« S’intéresser à la muséohistoire en didactique, c’est considérer qu’apprendre aux élèves à développer une posture historienne lors de sorties scolaires, c’est les rendre moins passifs face aux savoirs qui leur sont transmis, afin qu’ils se demandent pourquoi on leur montre les choses ainsi. C’est donc apprendre à se poser des questions historiennes » explique Lucie Gomes. Professeure d’histoire-géographie en lycée pendant 15 ans, elle est devenue maîtresse de conférences en didactique de l’histoire. Ses travaux portent sur le développement des compétences critiques en classe et sur les liens entre histoire et mémoires.
Vous parlez de muséohistoire comme méthode didactique, pouvez-vous expliquer ?
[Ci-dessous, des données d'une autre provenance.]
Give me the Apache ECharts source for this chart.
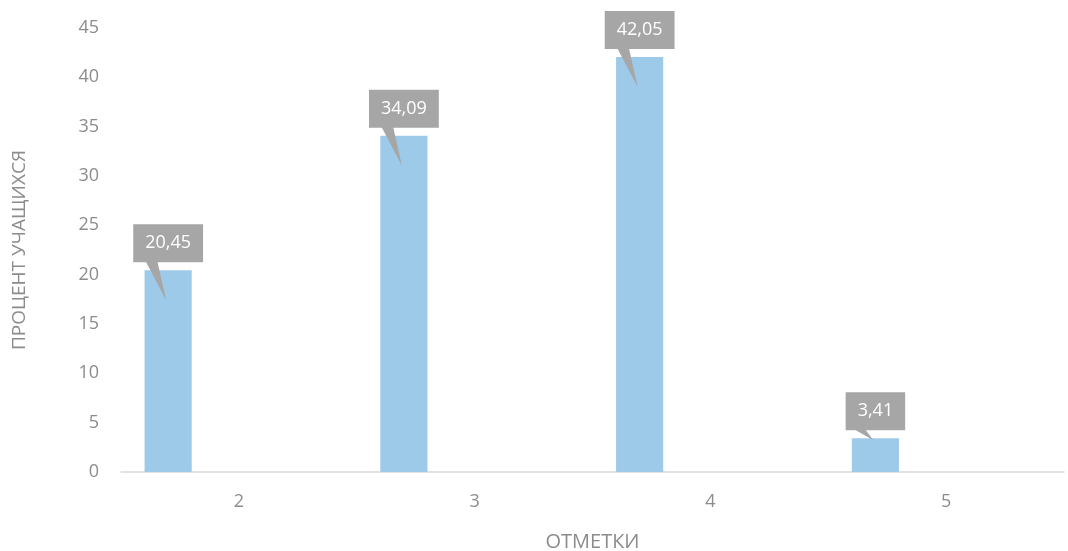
<!DOCTYPE html>
<html><head><meta charset="utf-8">
<script src="https://cdn.jsdelivr.net/npm/echarts@6/dist/echarts.min.js"></script>
<style>html,body{margin:0;padding:0;background:#fff}#c{width:1068px;height:551px}</style>
</head><body><div id="c"></div>
<script>
const categories = ['2', '3', '4', '5'];
const values = [20.45, 34.09, 42.05, 3.41];
const yTicks = [0, 5, 10, 15, 20, 25, 30, 35, 40, 45];
const xName = 'ОТМЕТКИ';
const yName = 'ПРОЦЕНТ УЧАЩИХСЯ';

const chart = echarts.init(document.getElementById('c'));
const fmt = v => v.toFixed(2).replace('.', ',');
const FONT = '"Open Sans", sans-serif';
const GREY = '#8c8c8c';

chart.setOption({
  animation: false,
  grid: { left: 121, right: 4, top: 28, bottom: 79, containLabel: false, outerBoundsMode: 'none' },
  xAxis: {
    type: 'category', data: categories,
    name: xName, nameLocation: 'middle', nameGap: 60,
    nameTextStyle: { color: GREY, fontSize: 20, fontFamily: FONT },
    axisLine: { lineStyle: { color: '#d9d9d9', width: 1.5 } },
    axisTick: { show: false },
    axisLabel: { color: GREY, fontSize: 18, fontFamily: FONT, margin: 21 }
  },
  yAxis: {
    type: 'value', min: yTicks[0], max: yTicks[yTicks.length - 1], interval: 5,
    name: yName, nameLocation: 'middle', nameGap: 92,
    nameTextStyle: { color: GREY, fontSize: 19, fontFamily: FONT },
    axisLine: { show: false }, axisTick: { show: false },
    splitLine: { show: false },
    axisLabel: { color: GREY, fontSize: 18, fontFamily: FONT, margin: 22 }
  },
  series: [
    { type: 'bar', data: values, barWidth: '20%', barGap: '200%',
      itemStyle: { color: '#9ecae9' } },
    { type: 'bar', data: values.map(() => null), barWidth: '20%' },
    {
      type: 'custom', z: 10,
      data: values.map((v, i) => [i, v]),
      encode: { x: 0, y: 1 },
      renderItem: function (params, api) {
        const i = api.value(0), v = api.value(1);
        const top = api.coord([i, v]);
        const base = api.coord([i, 0]);
        const bw = api.size([1, 0])[0];
        const cx = top[0] - bw * 0.3;
        const boxBottom = top[1] - 8;
        const barH = base[1] - top[1];
        const tipY = top[1] + (barH > 60 ? 30 : 2);
        return {
          type: 'group',
          children: [
            { type: 'polygon',
              shape: { points: [[cx - 23, boxBottom - 2], [cx - 11, boxBottom - 2], [cx - 2, tipY]] },
              style: { fill: '#a6a6a6' } },
            { type: 'text',
              style: {
                text: fmt(v), x: cx, y: boxBottom,
                align: 'center', verticalAlign: 'bottom',
                fill: '#ffffff', font: '18px ' + FONT,
                backgroundColor: '#a6a6a6', padding: [8, 12, 8, 12], lineHeight: 22
              } }
          ]
        };
      }
    }
  ]
});
</script></body></html>
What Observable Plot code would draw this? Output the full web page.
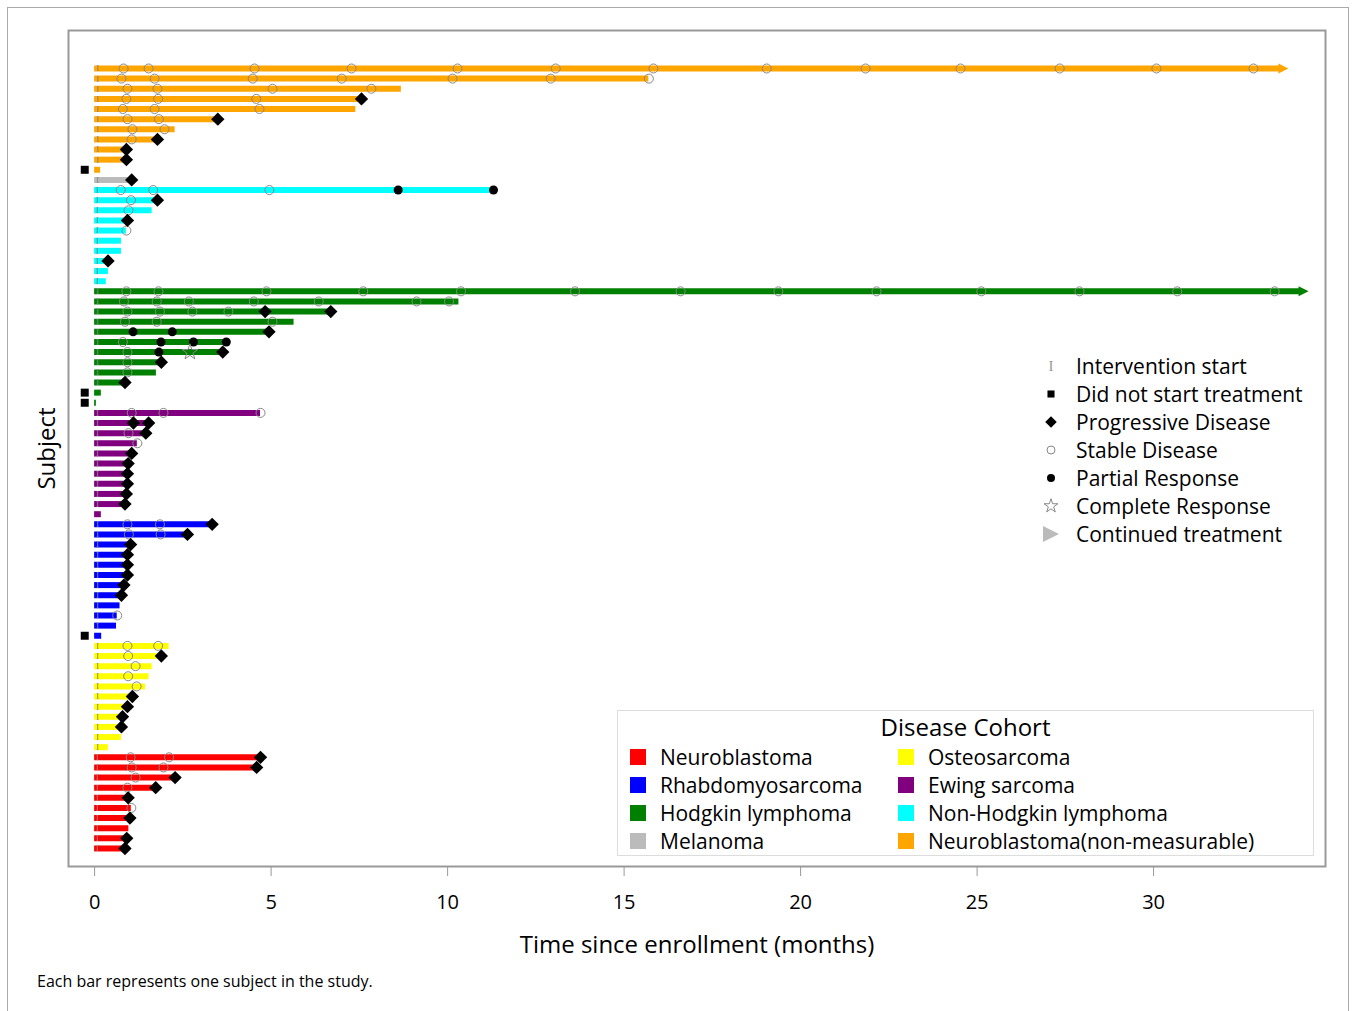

Nous décidons de faire de cette formation un cas d’étude pour questionner didactiquement la lutte contre le négationnisme. Nous utilisons le Cadre d’apprentissage par problématisation. Apprendre à lutter contre le négationnisme, ce serait apprendre aux élèves des démarches d’élucidation des narratifs négationnistes par des questionnements historiens pour mener une enquête critique.
La muséohistoire est un objet d’étude en histoire. Il s’agit de s’intéresser à ce que les musées essaient de transmettre comme savoirs à leurs visiteurs : que mettent-ils en avant ? Que laissent-ils de côté ? Et de quelles façons ? S’intéresser à la muséohistoire en didactique, c’est considérer qu’apprendre aux élèves à développer une posture historienne lors de sorties scolaires, c’est les rendre moins passifs face aux savoirs qui leur sont transmis, afin qu’ils se demandent pourquoi on leur montre les choses ainsi. C’est donc apprendre à se poser des questions historiennes et devenir ce qu’on appelle un visiteur expert.
Quels enjeux ? Comment cela se passe avec les élèves dans des lieux de mémoire comme Oradour-sur-Glane sur lesquels portent vos recherches ?
Dans le cadre de ma recherche à Oradour-sur-Glane, les enquêtes de muséohistoire qu’ont menées des élèves et que j’ai étudiées consistent à se demander pourquoi le massacre du 10 juin est montré de cette façon-là. Les élèves doivent donc confronter ce qu’ils savent avant la visite, ce qu’ils ressentent et comprennent pendant celle-ci afin de développer des hypothèses pertinentes discutées avec leurs camarades. Apprendre à construire et évaluer des hypothèses historiennes sur ce lieu de mémoire peut leur permettre d’expérimenter ce qu’est d’être critique avec ce qu’on dit sur le passé, voire avec le présent.
La recherche sur les compétences critiques et l’enseignement de l’histoire, est-ce nouveau ?
Oui et non. La didactique de l’histoire est un champ de recherche relativement récent et nous sommes très peu nombreux en France. Mais nous nous appuyons sur des travaux parfois assez anciens sur les obstacles épistémologiques ou sur les modes de raisonnement des élèves sur le passé. De nombreux professeurs construisent déjà de leur côté des dispositifs pour développer les compétences critiques des élèves : c’est demandé dans les programmes et ils savent que c’est constitutif de la pratique de l’histoire.
Notre travail de didacticien et de didacticienne n’est pas de leur dire comment faire, mais nous produisons des données de recherche pour les analyser et comprendre de façon plus fine comment les élèves apprennent et ce qui bloque. On utilise ensuite ces savoirs didactiques en formation pour les futurs enseignants et enseignantes.